What a kalaidoscope has to do with hope and power

I keep a kaleidoscope on my desk. I suppose it’s an odd thing for a person to have around that gets so much mail from AARP. I bought mine in the gift shop at the state botanical garden. I think it was meant for children. Sorry kids, grandma has your kaleidoscope.

When I become stuck on a story I’m writing or I'm trying to come up with a topic for a new article, I sometimes grab the kaleidoscope and view my surroundings in a new way. This tube with mirrors at the other end provides one of a kind images as fast as I can turn the scope. The mirrors multiply the image in amazing ways. Those pictures cheer me and help bump my brain out of a stall pattern.

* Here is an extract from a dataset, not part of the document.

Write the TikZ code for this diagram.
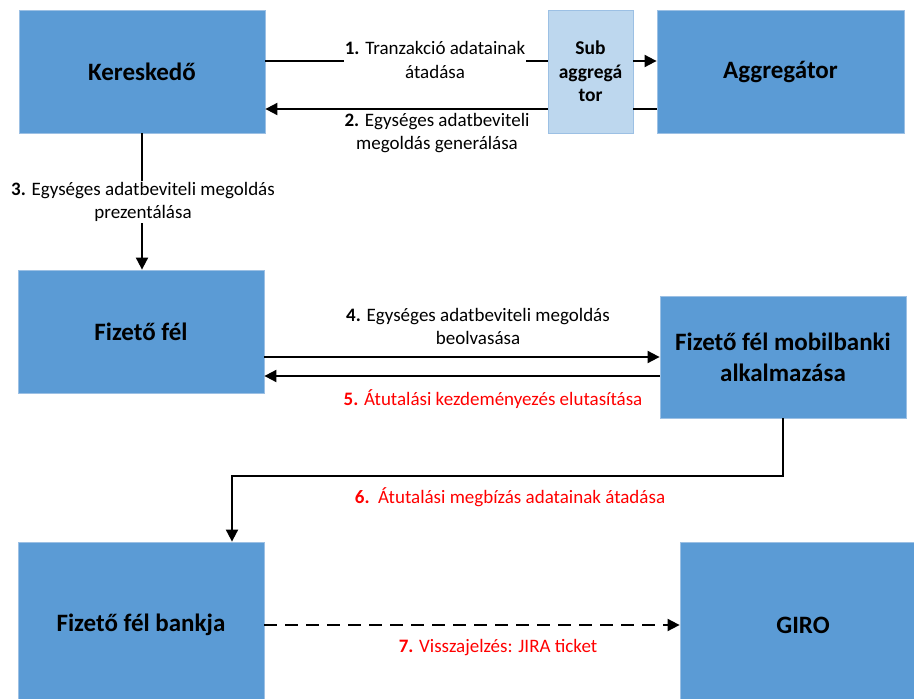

So instead of one lantana bush, it’s a hundred. Instead of one marigold plant, it’s fifty. Fifty spools of thread turn into a thousand. For 500 post-its, I get 5000. And instead of one Wilbur, fifty of them are lying around. All in the most amazing designs. By the way, I’d have to move out if there were fifty Wilbur’s. It would be a blessing turned into a curse.

Call me a kid. I don’t care. Right now, more than ever, we need to tap into the kid in us. We need to delight in small things and find joy in our ordinary circumstances. Of course, ordinary may be in the rear view mirror. Let me call it our new normal. For a while, anyway.  

What we need, though, so much more than a toy kaleidoscope is a spiritual one. In Ephesians 1: 18-20, Paul is praying for the folks at Ephesus. It reads, “I pray also that the eyes of your heart may be enlightened in order that you may know the hope to which he has called you, the riches of his glorious inheritance in the saints, and his incomparably great power for us who believe. That power is like the working of his mighty strength, which he exerted in Christ when he raise him from the dead and seated him at his right hand in the heavenly realms . . .”

To face these times, we need our heart’s eyes to see the hope Paul is writing about―hope to which God has called us―hope, which paves the way for extraordinary power. Hope that already is. We just have to see it. 

In the Message, the phrase “incomparably great” referring to God’s power is rendered “utter extravagance.”

Extravagance way beyond a hundred lantanas or a thousand spools of thread is that power God gives us. In fact, what God is saying is as believers, we have the same power in us that brought Jesus out of that tomb―enough to break us out of any seeming grave we may feel we’re in. If that doesn’t rock our worlds, I don’t know what would.

The multiplication on the other end of my toy scope is not real. But the extravagance through God's lens is real. If we would just see.

So, maybe you want to buy a kaleidoscope and have fun with it. By the way, those pictures came of holding a smart phone camera lens to the kaleidoscope and snapping. But so much more than this, let’s pray God would open our heart’s eyes to see the immeasurable hope and power He has for us in these hard days.